Written instruction ->
Below is some material; transcribe all of it exactly.

************

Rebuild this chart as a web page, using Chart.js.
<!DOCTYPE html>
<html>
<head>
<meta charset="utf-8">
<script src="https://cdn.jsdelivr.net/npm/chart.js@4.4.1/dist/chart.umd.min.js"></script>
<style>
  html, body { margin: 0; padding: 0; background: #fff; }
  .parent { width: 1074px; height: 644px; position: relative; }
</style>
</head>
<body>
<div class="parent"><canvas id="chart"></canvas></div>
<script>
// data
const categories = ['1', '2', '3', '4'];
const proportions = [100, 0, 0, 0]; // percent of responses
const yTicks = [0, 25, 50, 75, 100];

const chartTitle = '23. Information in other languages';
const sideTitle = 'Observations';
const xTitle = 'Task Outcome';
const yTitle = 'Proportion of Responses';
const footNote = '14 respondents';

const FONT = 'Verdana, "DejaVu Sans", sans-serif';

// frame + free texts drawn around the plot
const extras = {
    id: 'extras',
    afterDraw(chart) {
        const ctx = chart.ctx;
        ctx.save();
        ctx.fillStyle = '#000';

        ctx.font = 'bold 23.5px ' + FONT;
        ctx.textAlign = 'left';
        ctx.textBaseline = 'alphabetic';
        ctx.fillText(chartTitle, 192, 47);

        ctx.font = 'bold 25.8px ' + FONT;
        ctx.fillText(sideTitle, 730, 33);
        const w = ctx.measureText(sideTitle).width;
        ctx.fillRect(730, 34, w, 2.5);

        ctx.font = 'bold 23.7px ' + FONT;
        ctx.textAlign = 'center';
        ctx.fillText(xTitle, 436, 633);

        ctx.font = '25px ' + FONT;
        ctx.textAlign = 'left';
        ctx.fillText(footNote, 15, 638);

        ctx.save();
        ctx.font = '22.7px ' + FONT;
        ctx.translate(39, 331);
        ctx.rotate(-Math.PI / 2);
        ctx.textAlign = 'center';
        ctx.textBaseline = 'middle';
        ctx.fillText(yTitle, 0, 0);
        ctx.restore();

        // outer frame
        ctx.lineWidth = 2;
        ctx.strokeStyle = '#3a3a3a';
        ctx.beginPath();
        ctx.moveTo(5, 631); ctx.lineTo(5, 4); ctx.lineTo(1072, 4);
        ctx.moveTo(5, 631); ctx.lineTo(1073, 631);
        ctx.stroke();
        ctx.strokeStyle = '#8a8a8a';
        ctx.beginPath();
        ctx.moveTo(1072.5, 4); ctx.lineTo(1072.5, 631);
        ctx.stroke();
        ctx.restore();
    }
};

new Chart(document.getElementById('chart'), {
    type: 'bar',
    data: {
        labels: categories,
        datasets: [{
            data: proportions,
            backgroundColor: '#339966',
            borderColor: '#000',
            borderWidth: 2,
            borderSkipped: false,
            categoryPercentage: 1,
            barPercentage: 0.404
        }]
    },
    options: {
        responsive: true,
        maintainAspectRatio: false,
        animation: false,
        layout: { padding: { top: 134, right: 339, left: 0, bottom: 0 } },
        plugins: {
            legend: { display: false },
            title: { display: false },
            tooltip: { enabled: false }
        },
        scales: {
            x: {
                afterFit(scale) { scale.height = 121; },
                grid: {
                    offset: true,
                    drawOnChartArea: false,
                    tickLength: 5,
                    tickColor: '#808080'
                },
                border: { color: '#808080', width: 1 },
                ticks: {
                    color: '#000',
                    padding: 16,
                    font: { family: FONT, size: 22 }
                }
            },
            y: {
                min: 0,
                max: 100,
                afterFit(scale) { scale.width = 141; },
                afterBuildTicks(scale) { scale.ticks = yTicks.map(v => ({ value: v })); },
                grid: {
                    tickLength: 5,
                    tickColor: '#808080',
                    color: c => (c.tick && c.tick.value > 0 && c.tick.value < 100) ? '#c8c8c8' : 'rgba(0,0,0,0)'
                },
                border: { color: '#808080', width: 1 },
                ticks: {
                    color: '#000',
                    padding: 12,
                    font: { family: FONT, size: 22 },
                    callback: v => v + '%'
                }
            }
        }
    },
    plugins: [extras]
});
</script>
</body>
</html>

************

Output of the exercise ->
Rebuild this chart as a web page, using Chart.js.
<!DOCTYPE html>
<html>
<head>
<meta charset="utf-8">
<script src="https://cdn.jsdelivr.net/npm/chart.js@4.4.1/dist/chart.umd.min.js"></script>
<style>
  html, body { margin: 0; padding: 0; background: #fff; }
  .parent { width: 1074px; height: 644px; position: relative; }
</style>
</head>
<body>
<div class="parent"><canvas id="chart"></canvas></div>
<script>
// data
const categories = ['1', '2', '3', '4'];
const proportions = [100, 0, 0, 0]; // percent of responses
const yTicks = [0, 25, 50, 75, 100];

const chartTitle = '23. Information in other languages';
const sideTitle = 'Observations';
const xTitle = 'Task Outcome';
const yTitle = 'Proportion of Responses';
const footNote = '14 respondents';

const FONT = 'Verdana, "DejaVu Sans", sans-serif';

// frame + free texts drawn around the plot
const extras = {
    id: 'extras',
    afterDraw(chart) {
        const ctx = chart.ctx;
        ctx.save();
        ctx.fillStyle = '#000';

        ctx.font = 'bold 23.5px ' + FONT;
        ctx.textAlign = 'left';
        ctx.textBaseline = 'alphabetic';
        ctx.fillText(chartTitle, 192, 47);

        ctx.font = 'bold 25.8px ' + FONT;
        ctx.fillText(sideTitle, 730, 33);
        const w = ctx.measureText(sideTitle).width;
        ctx.fillRect(730, 34, w, 2.5);

        ctx.font = 'bold 23.7px ' + FONT;
        ctx.textAlign = 'center';
        ctx.fillText(xTitle, 436, 633);

        ctx.font = '25px ' + FONT;
        ctx.textAlign = 'left';
        ctx.fillText(footNote, 15, 638);

        ctx.save();
        ctx.font = '22.7px ' + FONT;
        ctx.translate(39, 331);
        ctx.rotate(-Math.PI / 2);
        ctx.textAlign = 'center';
        ctx.textBaseline = 'middle';
        ctx.fillText(yTitle, 0, 0);
        ctx.restore();

        // outer frame
        ctx.lineWidth = 2;
        ctx.strokeStyle = '#3a3a3a';
        ctx.beginPath();
        ctx.moveTo(5, 631); ctx.lineTo(5, 4); ctx.lineTo(1072, 4);
        ctx.moveTo(5, 631); ctx.lineTo(1073, 631);
        ctx.stroke();
        ctx.strokeStyle = '#8a8a8a';
        ctx.beginPath();
        ctx.moveTo(1072.5, 4); ctx.lineTo(1072.5, 631);
        ctx.stroke();
        ctx.restore();
    }
};

new Chart(document.getElementById('chart'), {
    type: 'bar',
    data: {
        labels: categories,
        datasets: [{
            data: proportions,
            backgroundColor: '#339966',
            borderColor: '#000',
            borderWidth: 2,
            borderSkipped: false,
            categoryPercentage: 1,
            barPercentage: 0.404
        }]
    },
    options: {
        responsive: true,
        maintainAspectRatio: false,
        animation: false,
        layout: { padding: { top: 134, right: 339, left: 0, bottom: 0 } },
        plugins: {
            legend: { display: false },
            title: { display: false },
            tooltip: { enabled: false }
        },
        scales: {
            x: {
                afterFit(scale) { scale.height = 121; },
                grid: {
                    offset: true,
                    drawOnChartArea: false,
                    tickLength: 5,
                    tickColor: '#808080'
                },
                border: { color: '#808080', width: 1 },
                ticks: {
                    color: '#000',
                    padding: 16,
                    font: { family: FONT, size: 22 }
                }
            },
            y: {
                min: 0,
                max: 100,
                afterFit(scale) { scale.width = 141; },
                afterBuildTicks(scale) { scale.ticks = yTicks.map(v => ({ value: v })); },
                grid: {
                    tickLength: 5,
                    tickColor: '#808080',
                    color: c => (c.tick && c.tick.value > 0 && c.tick.value < 100) ? '#c8c8c8' : 'rgba(0,0,0,0)'
                },
                border: { color: '#808080', width: 1 },
                ticks: {
                    color: '#000',
                    padding: 12,
                    font: { family: FONT, size: 22 },
                    callback: v => v + '%'
                }
            }
        }
    },
    plugins: [extras]
});
</script>
</body>
</html>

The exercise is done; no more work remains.